▶ [Task statement] Repeat verbatim only the lines from the one with "Reproduce this diagram with TikZ." through the one with "(5,9) rectangle (1256,620);", both ends kept. Pictures stay out.

▶ [The data]

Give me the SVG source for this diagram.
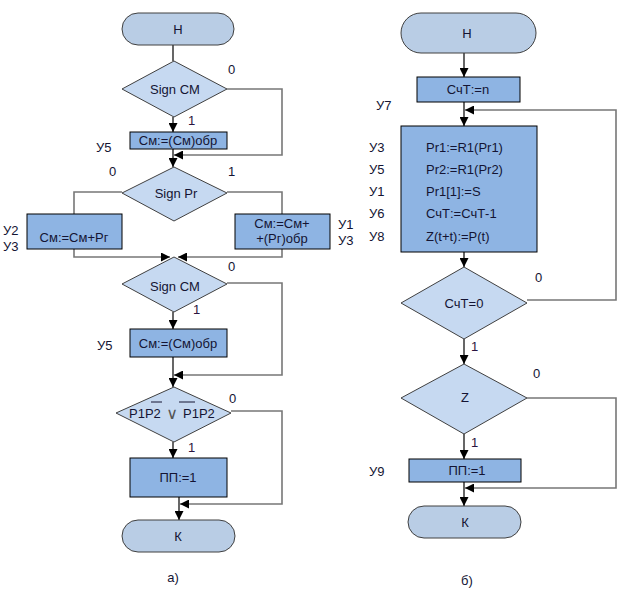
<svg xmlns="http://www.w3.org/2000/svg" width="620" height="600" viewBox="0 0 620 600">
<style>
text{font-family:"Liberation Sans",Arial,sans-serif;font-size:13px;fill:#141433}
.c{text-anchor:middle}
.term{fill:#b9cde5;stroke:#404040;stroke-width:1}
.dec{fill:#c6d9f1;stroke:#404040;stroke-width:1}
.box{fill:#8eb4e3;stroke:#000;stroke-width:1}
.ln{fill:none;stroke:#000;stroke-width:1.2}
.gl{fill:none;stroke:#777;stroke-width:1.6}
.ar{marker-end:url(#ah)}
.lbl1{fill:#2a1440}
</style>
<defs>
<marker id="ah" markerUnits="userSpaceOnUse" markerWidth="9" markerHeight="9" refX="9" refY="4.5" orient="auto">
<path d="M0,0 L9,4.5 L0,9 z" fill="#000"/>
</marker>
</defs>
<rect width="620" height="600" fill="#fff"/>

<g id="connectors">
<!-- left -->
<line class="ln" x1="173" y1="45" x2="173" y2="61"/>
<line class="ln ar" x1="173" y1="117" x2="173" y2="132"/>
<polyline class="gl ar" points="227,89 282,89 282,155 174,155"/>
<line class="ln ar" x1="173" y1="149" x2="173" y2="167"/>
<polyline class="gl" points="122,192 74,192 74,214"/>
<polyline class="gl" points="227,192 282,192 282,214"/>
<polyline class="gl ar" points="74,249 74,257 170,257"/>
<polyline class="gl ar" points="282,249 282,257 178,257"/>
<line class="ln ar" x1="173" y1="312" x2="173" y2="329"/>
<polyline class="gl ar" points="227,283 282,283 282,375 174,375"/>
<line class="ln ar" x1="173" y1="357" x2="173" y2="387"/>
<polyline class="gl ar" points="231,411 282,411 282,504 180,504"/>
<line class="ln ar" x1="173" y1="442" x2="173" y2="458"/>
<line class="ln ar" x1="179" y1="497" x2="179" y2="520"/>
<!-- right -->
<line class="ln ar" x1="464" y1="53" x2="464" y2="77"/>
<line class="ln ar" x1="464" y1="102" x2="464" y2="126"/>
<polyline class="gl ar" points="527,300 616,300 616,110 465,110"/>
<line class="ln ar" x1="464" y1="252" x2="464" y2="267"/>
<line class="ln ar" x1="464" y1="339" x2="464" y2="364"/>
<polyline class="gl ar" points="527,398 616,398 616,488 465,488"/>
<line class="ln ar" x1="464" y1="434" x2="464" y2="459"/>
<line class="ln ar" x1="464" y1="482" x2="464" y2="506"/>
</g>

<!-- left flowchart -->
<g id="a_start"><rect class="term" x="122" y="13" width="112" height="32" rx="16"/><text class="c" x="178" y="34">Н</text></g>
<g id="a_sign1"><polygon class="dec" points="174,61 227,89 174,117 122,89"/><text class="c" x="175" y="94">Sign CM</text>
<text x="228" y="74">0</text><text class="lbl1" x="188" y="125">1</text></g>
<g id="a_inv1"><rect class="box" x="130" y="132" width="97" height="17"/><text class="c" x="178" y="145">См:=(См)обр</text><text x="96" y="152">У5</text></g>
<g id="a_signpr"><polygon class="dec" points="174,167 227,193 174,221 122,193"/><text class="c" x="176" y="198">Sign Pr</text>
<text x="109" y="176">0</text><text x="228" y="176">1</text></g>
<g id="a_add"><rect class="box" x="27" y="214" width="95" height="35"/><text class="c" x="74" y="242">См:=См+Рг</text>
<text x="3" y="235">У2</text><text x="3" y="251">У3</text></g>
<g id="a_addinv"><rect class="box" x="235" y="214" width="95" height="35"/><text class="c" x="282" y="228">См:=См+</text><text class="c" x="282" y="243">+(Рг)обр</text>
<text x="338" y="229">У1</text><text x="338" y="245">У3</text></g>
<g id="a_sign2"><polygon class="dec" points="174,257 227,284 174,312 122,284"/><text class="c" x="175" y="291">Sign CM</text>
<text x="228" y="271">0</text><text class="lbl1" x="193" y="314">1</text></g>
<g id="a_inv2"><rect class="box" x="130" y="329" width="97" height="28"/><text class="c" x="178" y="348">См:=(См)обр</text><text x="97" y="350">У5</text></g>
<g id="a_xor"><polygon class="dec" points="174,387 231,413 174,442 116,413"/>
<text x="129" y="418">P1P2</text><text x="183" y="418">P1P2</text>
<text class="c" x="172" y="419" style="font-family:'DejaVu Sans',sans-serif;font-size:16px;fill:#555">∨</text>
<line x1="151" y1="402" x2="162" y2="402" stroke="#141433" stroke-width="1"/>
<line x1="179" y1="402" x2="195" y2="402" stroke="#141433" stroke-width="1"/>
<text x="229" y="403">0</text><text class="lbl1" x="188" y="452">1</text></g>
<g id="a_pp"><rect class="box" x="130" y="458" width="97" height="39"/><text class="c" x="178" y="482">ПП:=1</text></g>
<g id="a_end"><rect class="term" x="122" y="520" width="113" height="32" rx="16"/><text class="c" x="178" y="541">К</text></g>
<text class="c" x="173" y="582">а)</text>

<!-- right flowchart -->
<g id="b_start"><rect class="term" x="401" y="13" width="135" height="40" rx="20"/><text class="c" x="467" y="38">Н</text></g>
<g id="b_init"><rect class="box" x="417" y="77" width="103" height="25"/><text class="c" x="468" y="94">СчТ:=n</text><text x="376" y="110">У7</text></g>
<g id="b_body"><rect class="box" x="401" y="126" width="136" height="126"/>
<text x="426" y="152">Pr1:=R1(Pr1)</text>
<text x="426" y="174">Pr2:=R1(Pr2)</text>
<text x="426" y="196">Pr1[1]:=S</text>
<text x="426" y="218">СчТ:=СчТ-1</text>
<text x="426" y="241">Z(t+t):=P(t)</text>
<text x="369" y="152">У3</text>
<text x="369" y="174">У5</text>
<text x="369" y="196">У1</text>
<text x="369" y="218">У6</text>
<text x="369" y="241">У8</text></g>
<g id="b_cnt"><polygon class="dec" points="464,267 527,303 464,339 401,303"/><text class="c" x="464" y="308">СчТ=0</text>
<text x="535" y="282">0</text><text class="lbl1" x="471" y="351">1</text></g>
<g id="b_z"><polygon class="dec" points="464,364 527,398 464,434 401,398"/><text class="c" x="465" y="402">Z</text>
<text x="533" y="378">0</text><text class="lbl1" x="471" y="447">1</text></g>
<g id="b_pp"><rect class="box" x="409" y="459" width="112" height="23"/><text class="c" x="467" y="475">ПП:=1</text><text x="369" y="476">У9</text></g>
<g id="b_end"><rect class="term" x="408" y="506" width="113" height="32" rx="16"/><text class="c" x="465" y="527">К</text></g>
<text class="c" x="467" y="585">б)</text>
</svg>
* * *
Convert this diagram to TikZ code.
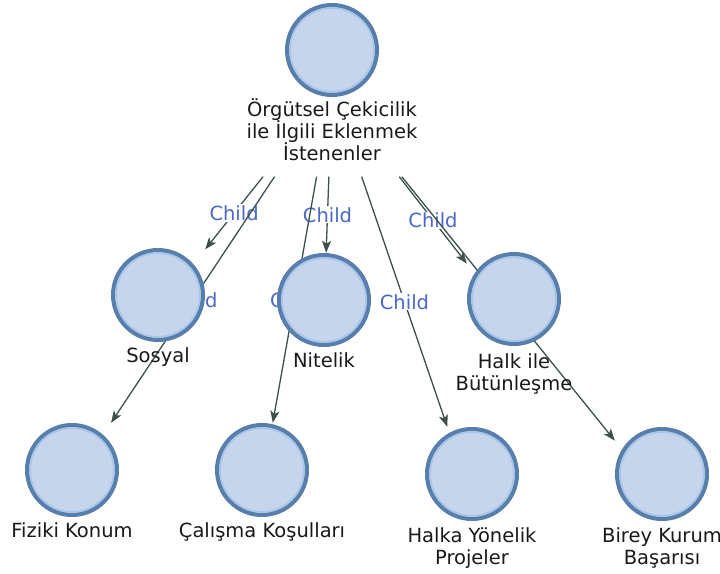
--
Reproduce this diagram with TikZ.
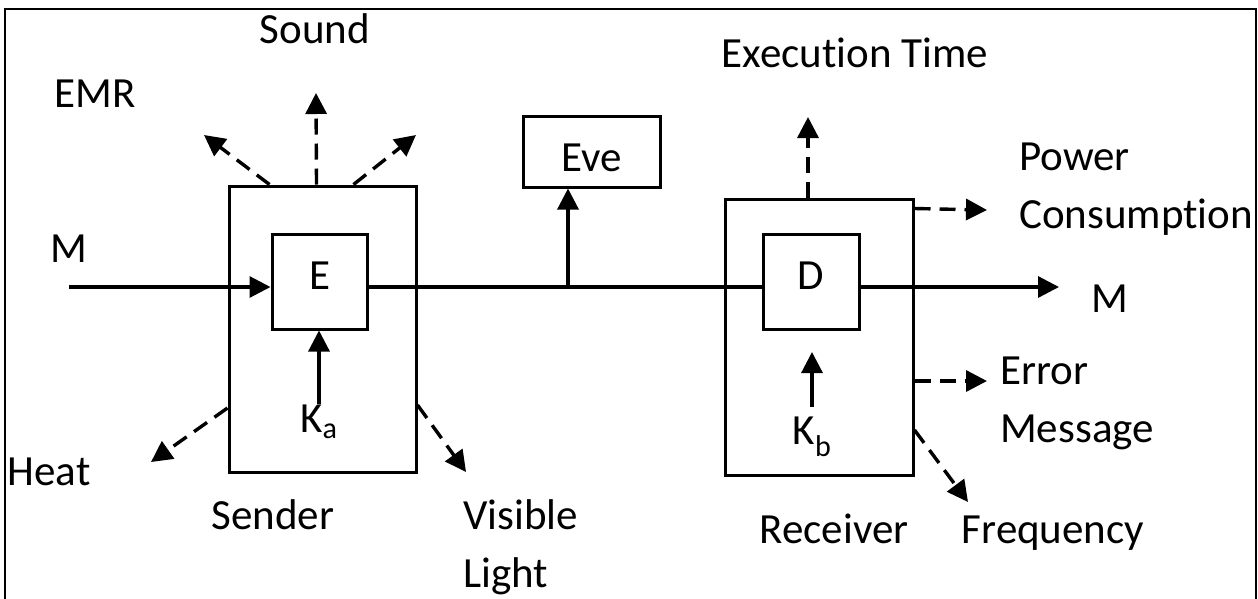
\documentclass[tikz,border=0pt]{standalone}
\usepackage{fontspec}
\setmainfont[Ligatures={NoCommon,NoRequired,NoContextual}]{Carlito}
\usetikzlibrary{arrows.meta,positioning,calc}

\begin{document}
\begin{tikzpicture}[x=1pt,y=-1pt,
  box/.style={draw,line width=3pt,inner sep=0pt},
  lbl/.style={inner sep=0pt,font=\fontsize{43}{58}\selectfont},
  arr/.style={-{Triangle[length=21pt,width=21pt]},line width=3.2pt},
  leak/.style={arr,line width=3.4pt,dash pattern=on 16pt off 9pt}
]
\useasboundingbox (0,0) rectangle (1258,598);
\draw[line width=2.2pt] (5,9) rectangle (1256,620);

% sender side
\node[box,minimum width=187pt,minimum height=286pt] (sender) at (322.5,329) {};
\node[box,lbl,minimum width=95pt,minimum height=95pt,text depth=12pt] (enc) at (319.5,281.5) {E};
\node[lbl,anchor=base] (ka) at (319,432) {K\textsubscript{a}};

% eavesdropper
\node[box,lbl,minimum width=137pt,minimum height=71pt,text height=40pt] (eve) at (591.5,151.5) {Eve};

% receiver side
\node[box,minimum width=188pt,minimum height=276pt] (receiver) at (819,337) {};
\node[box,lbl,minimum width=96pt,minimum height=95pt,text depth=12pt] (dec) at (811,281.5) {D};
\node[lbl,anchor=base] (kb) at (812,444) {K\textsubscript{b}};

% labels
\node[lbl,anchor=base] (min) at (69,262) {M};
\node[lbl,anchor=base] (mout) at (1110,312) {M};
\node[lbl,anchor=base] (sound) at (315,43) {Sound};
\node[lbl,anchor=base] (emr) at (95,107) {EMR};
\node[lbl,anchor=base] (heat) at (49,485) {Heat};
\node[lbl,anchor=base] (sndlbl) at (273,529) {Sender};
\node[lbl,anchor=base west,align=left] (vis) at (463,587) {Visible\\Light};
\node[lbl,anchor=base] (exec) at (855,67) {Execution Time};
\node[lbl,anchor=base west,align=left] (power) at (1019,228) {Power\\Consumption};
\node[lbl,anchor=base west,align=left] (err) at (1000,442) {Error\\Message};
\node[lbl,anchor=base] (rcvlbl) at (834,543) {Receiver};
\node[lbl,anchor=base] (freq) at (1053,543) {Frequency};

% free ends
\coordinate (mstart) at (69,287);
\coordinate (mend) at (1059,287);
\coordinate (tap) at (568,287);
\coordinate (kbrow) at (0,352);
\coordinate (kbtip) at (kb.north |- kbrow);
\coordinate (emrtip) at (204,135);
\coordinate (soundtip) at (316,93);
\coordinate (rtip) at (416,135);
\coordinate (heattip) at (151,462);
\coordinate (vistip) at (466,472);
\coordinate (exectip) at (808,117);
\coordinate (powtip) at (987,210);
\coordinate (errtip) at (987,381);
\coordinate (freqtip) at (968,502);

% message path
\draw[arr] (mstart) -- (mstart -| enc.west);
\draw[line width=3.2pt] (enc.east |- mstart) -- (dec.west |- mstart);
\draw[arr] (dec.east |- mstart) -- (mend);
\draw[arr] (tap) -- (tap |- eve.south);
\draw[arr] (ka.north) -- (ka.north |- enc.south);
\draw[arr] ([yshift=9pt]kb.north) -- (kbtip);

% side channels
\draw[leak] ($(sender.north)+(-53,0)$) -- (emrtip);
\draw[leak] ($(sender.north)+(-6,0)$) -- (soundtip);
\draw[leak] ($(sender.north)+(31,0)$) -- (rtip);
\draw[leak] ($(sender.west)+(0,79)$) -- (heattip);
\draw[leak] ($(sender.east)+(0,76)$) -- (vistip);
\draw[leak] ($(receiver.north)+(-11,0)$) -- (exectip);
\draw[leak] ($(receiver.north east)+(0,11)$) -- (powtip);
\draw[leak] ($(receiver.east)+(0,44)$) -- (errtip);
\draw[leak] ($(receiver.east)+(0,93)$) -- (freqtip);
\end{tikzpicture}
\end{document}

▶ [Answer to the task]
Reproduce this diagram with TikZ.
\documentclass[tikz,border=0pt]{standalone}
\usepackage{fontspec}
\setmainfont[Ligatures={NoCommon,NoRequired,NoContextual}]{Carlito}
\usetikzlibrary{arrows.meta,positioning,calc}

\begin{document}
\begin{tikzpicture}[x=1pt,y=-1pt,
  box/.style={draw,line width=3pt,inner sep=0pt},
  lbl/.style={inner sep=0pt,font=\fontsize{43}{58}\selectfont},
  arr/.style={-{Triangle[length=21pt,width=21pt]},line width=3.2pt},
  leak/.style={arr,line width=3.4pt,dash pattern=on 16pt off 9pt}
]
\useasboundingbox (0,0) rectangle (1258,598);
\draw[line width=2.2pt] (5,9) rectangle (1256,620);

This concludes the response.